Australisches Gericht: Die Simpsons sind "Personen"

  • Nachdem britische Provider den Zugriff auf die Online-Enzyklopädie Wikipedia gesperrt haben, weil dort das Cover eines vor 32 Jahren veröffentlichten Albums der Rockband Scorpions gezeigt wird, auf dem ein nacktes Mädchen zu sehen ist, hat das höchste Gericht des australischen Bundesstaates New South Wales am heutigen Montag eine weitere umstrittene Entscheidung getroffen: Der New South Wales Supreme Court befand, dass die Figuren der US-amerikanischen Zeichentrickserie The Simpsons nach den Gesetzen des Bundesstaates und des Commonwealth als "Personen" zu gelten hätten – und dass Darstellungen sexueller Handlungen dieser Figuren deshalb als Pornografie zu werten sind.


    In dem Supreme-Court-Verfahren ging es um den Fall eines Mannes aus Sydney, dem der Besitz von Kinderpornografie vorgeworfen wurde. Der Mann hatte nicht autorisierte Simpsons-Cartoons aus dem Internet geladen, die unter anderem Bart, Lisa and Maggie Simpson bei sexuellen Handlungen zeigten.
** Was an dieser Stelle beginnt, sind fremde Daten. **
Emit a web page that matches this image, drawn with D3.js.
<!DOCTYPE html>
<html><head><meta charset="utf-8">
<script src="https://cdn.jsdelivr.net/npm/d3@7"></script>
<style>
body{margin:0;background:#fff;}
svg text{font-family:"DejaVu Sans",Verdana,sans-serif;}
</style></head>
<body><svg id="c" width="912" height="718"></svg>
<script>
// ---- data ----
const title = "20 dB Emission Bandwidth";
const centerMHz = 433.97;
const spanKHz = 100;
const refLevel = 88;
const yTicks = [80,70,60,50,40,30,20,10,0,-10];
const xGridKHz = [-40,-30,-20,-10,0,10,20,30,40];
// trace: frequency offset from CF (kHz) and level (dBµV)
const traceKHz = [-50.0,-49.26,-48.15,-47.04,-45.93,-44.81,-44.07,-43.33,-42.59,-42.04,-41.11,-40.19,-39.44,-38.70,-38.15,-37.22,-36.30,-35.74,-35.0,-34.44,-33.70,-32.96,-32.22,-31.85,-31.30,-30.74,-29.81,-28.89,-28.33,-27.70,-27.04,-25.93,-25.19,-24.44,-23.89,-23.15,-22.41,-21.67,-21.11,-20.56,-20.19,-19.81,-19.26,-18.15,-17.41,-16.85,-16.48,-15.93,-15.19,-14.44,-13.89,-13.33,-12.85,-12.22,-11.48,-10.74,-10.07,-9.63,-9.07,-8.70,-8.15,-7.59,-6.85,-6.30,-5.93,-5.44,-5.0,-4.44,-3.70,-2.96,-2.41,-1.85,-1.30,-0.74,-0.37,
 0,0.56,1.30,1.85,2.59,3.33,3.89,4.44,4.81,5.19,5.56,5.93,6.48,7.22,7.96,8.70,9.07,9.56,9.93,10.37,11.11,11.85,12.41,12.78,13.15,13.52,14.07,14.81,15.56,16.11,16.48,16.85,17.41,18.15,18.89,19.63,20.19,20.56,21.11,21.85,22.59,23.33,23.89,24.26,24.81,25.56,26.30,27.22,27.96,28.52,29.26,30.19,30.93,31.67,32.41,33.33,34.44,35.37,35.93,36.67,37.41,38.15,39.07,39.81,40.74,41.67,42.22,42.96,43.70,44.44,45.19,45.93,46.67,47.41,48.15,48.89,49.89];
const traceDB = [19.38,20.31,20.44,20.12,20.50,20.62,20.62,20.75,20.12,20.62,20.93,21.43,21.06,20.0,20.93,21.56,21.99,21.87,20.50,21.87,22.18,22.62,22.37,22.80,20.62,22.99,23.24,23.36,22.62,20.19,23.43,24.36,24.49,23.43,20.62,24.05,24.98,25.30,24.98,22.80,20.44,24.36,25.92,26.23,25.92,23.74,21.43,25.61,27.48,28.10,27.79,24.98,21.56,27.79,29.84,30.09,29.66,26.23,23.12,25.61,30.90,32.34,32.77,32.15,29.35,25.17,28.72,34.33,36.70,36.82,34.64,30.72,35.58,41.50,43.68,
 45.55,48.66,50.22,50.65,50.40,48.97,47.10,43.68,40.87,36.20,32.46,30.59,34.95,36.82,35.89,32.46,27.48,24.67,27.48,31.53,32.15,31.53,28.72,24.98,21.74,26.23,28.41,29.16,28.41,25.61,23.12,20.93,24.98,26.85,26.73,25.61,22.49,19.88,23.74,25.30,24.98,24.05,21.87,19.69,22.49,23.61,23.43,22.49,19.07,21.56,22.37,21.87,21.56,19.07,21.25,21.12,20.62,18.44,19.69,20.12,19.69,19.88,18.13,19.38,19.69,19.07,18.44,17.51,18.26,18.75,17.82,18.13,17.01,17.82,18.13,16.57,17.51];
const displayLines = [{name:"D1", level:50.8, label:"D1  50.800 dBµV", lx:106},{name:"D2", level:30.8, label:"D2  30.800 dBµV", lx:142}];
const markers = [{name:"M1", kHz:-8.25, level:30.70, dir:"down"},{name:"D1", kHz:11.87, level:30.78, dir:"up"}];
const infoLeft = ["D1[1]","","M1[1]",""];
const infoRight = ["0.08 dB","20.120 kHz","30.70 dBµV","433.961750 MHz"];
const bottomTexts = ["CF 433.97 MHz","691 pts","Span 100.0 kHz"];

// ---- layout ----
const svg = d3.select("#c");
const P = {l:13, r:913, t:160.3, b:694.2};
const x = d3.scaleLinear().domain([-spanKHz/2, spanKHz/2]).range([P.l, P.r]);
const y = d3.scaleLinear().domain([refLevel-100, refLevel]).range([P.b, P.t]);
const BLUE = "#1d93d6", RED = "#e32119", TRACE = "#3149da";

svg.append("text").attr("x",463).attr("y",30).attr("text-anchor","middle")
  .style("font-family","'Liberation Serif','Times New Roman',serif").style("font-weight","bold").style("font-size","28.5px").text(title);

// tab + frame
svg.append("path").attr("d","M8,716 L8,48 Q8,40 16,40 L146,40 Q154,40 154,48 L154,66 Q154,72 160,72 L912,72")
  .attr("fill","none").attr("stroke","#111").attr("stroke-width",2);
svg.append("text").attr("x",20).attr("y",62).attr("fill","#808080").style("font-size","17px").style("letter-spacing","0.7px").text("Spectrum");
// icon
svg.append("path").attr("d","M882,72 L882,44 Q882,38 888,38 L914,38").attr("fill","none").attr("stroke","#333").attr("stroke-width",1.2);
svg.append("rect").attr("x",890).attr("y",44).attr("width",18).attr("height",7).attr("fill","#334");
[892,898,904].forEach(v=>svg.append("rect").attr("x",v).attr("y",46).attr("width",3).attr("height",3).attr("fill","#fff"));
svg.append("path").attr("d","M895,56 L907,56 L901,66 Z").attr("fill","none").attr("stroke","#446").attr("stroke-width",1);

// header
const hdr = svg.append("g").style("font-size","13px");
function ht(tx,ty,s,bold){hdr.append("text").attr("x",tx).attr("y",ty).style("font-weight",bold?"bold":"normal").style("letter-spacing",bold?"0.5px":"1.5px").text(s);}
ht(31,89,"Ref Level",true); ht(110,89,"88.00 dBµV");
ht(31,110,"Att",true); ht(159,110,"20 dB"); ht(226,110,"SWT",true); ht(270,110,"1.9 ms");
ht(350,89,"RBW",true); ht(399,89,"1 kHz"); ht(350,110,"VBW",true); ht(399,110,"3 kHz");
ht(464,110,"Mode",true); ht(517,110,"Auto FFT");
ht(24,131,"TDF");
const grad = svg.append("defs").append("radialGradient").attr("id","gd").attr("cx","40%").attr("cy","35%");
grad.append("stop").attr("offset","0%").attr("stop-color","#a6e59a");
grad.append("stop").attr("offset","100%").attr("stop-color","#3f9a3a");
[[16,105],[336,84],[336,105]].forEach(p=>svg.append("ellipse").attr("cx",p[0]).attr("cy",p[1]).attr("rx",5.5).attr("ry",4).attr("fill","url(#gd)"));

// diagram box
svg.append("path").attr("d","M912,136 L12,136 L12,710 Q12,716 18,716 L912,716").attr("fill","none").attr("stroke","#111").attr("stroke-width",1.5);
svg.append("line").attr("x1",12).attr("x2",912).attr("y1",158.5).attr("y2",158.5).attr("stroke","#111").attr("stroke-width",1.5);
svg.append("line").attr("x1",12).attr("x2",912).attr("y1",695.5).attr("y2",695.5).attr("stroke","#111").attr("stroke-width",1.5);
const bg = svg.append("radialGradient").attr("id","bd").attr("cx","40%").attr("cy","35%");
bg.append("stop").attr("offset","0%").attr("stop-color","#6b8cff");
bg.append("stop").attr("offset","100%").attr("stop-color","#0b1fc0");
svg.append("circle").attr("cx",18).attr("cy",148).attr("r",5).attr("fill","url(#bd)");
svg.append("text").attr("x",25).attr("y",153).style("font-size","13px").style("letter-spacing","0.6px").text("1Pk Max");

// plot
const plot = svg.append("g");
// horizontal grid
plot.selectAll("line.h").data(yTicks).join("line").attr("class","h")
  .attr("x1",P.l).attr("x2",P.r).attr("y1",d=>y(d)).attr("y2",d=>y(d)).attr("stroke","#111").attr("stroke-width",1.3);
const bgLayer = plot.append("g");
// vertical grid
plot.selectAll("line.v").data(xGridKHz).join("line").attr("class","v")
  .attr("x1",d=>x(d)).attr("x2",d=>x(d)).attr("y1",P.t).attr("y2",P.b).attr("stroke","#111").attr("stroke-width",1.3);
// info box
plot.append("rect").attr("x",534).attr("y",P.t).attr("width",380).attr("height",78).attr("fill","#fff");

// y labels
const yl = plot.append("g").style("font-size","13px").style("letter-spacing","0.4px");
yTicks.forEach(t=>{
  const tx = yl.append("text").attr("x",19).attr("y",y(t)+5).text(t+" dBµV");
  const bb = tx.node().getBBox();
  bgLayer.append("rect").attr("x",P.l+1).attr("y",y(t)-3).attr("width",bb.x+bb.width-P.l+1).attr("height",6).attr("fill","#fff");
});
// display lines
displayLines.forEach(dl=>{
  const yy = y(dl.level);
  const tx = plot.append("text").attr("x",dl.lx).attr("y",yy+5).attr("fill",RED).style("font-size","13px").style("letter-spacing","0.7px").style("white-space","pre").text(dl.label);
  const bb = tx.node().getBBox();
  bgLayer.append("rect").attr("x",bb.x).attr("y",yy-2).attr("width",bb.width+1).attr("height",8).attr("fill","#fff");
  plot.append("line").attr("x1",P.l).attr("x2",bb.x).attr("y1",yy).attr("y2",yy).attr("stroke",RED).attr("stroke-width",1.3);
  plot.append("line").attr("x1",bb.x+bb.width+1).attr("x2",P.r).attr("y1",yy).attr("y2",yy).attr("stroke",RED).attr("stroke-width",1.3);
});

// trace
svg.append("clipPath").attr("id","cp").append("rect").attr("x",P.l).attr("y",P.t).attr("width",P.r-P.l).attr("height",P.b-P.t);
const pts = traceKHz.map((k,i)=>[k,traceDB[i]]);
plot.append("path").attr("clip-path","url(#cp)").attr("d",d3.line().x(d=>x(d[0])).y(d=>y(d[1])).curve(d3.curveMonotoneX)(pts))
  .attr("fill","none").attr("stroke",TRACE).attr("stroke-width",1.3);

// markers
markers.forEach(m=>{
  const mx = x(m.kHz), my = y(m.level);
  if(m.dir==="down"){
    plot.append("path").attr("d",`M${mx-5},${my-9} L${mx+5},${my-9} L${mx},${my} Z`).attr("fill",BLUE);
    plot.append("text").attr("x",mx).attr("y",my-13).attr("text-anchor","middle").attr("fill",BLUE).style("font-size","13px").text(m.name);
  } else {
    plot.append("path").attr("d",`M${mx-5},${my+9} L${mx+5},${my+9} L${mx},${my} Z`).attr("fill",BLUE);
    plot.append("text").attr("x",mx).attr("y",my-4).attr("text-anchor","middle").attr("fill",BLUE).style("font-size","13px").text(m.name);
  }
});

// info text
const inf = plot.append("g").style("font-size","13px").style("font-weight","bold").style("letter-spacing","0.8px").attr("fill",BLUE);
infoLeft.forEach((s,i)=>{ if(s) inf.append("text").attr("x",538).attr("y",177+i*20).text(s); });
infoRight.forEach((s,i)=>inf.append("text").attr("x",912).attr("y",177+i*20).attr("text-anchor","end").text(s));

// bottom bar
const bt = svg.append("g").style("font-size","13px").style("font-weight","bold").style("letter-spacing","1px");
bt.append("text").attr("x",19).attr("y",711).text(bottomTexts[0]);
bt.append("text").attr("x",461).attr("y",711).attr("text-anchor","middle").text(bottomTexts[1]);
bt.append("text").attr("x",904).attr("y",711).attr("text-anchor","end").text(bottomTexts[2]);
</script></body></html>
Der Parramatta Local Court in Sydney verurteilte ihn deshalb im Februar 2008 zur Zahlung von insgesamt 3000 australischen Dollar (umgerechnet 1528 Euro) und verhängte ein zweijährige Bewährungsstrafe. Der Verurteilte legte daraufhin Berufung ein, die er damit begründete, dass sich die fiktiven Simpsons-Figuren "deutlich und beabsichtigt" von menschlichen Vorbildern unterscheiden würden und deshalb keine Pornografie darstellten.


    Der zuständige Richter am NSW Supreme Court, Michael Adams, folgte dieser Auffassung aber nicht, sondern lehnte den Berufungsantrag ab. In den fraglichen Cartoons hätten die Figuren Genitalien, die "augenscheinlich menschlich" seien, begründete der Richter seine Entscheidung. Der Gesetzgeber sei im Übrigen verpflichtet, nicht nur die direkte sexuelle Ausbeutung und den Missbrauch von Kindern zu bekämpfen, sondern er müsse auch die Produktion etwa von Comics unterbinden, "mit denen die Nachfrage nach Material gefördert werden könnte, das den tatsächlichen Missbrauch von Kindern zum Inhalt hat". Adams räumte aber ein, dass es sich bei dem Fall um eine "schwierige Materie" handele, die erstmals Thema vor Gericht gewesen sei – die Prozessbeteiligten sollen ihre Kosten deshalb jeweils selbst tragen.